May 2025 • Machine Learning
Comparative analysis of three neural network architectures for image classification on CIFAR-10: baseline CNN, DenseNet, and a pre-trained Vision Transformer (ViT). The primary goal was to demonstrate the effectiveness of parameter-efficient fine-tuning using Low-Rank Adaptation (LoRA) on state-of-the-art vision transformers while comparing performance against traditional convolutional approaches.
Framework: PyTorch, Torchvision
Fine-Tuning: PEFT library with LoRA
Hardware: NVIDIA Tesla V100 GPU with CUDA
Fine-tuned DINOv2-Small ViT using LoRA, updating only 8.06% of the model's 22.06M parameters. Leveraged pre-trained weights from self-supervised learning and applied parameter-efficient fine-tuning to dramatically reduce training time and computational costs while maintaining high accuracy. Implemented systematic comparison across three architectures with comprehensive benchmarking on CIFAR-10.
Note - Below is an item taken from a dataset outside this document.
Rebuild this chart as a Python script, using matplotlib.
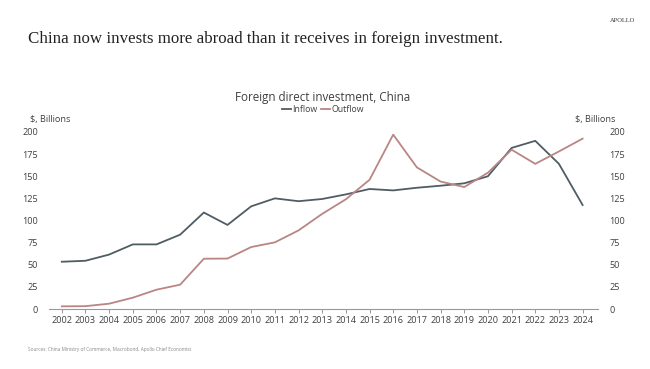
import matplotlib
matplotlib.use("Agg")
import matplotlib.pyplot as plt
from matplotlib.lines import Line2D

years = list(range(2002, 2025))
inflow = [53.4, 54.5, 61.5, 73.0, 73.0, 84.0, 109.0, 95.0, 116.0, 125.0, 121.8, 124.3,
          129.5, 135.6, 134.0, 137.0, 139.3, 142.0, 150.0, 182.0, 190.0, 164.0, 117.5]
outflow = [3.0, 3.2, 6.0, 12.8, 21.8, 27.5, 56.8, 57.0, 70.0, 75.3, 88.8, 107.5,
           124.0, 146.0, 197.0, 160.0, 144.0, 137.8, 154.0, 180.0, 164.0, 178.0, 192.5]
yticks = [0, 25, 50, 75, 100, 125, 150, 175, 200]

c_in = "#4f5d63"
c_out = "#b98585"
txt = "#404040"
sans = ["Open Sans", "DejaVu Sans"]

fig = plt.figure(figsize=(6.5, 3.69), dpi=100)
fig.patch.set_facecolor("white")
ax = fig.add_axes([0.0754, 0.1626, 0.8446, 0.4797])
ax.plot(years, inflow, color=c_in, lw=1.3)
ax.plot(years, outflow, color=c_out, lw=1.3)
ax.set_xlim(2001.46, 2024.65)
ax.set_ylim(0, 200)
ax.set_xticks(years)
ax.set_xticklabels([str(y) for y in years], fontsize=6.6, color=txt, family=sans)
ax.set_yticks(yticks)
ax.set_yticklabels([str(v) for v in yticks], fontsize=6.6, color=txt, family=sans)
ax.tick_params(axis="x", length=3, width=0.6, color="#888888", pad=2)
ax.tick_params(axis="y", length=0, pad=8, labelright=True, right=False)
for s in ["top", "right", "left"]:
    ax.spines[s].set_visible(False)
ax.spines["bottom"].set_color("#999999")
ax.spines["bottom"].set_linewidth(0.8)

fig.text(0.043, 0.893, "China now invests more abroad than it receives in foreign investment.",
         fontsize=12.2, family=["Liberation Serif", "DejaVu Serif"], color="#222222", va="center")
fig.text(0.977, 0.945, "APOLLO", fontsize=4.6, family=["Liberation Serif", "DejaVu Serif"],
         color="#333333", ha="right", va="center")
fig.text(0.496, 0.737, "Foreign direct investment, China", fontsize=8.4, family=sans,
         color=txt, ha="center", va="center")
handles = [Line2D([], [], color=c_in, lw=1.3), Line2D([], [], color=c_out, lw=1.3)]
fig.legend(handles, ["Inflow", "Outflow"], loc="center", bbox_to_anchor=(0.497, 0.702),
           ncol=2, frameon=False, prop={"family": sans, "size": 6.3}, handlelength=1.0,
           handletextpad=0.2, columnspacing=0.4, labelcolor=txt)
fig.text(0.046, 0.677, "$, Billions", fontsize=6.6, family=sans, color=txt, va="center")
fig.text(0.885, 0.677, "$, Billions", fontsize=6.6, family=sans, color=txt, va="center")
fig.text(0.043, 0.054, "Sources: China Ministry of Commerce, Macrobond, Apollo Chief Economist",
         fontsize=3.4, family=sans, color="#888888", va="center")

fig.savefig("out.png", dpi=100, facecolor="white")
| Model | Test Accuracy | Test Loss | Total Parameters | Fine-Tuned Params |
|---|---|---|---|---|
| Shallow CNN | 83.46% | 0.5299 | ~4.8M | 100% |
| DenseNet | 91.22% | 0.3692 | ~7.4M | 100% |
| DINOv2-Small (ViT) | 95.95% | 0.1243 | 22.06M | 8.06% |
Achieved 95.95% test accuracy using parameter-efficient LoRA fine-tuning, demonstrating the superiority of modern transformer architectures and transfer learning for image classification tasks.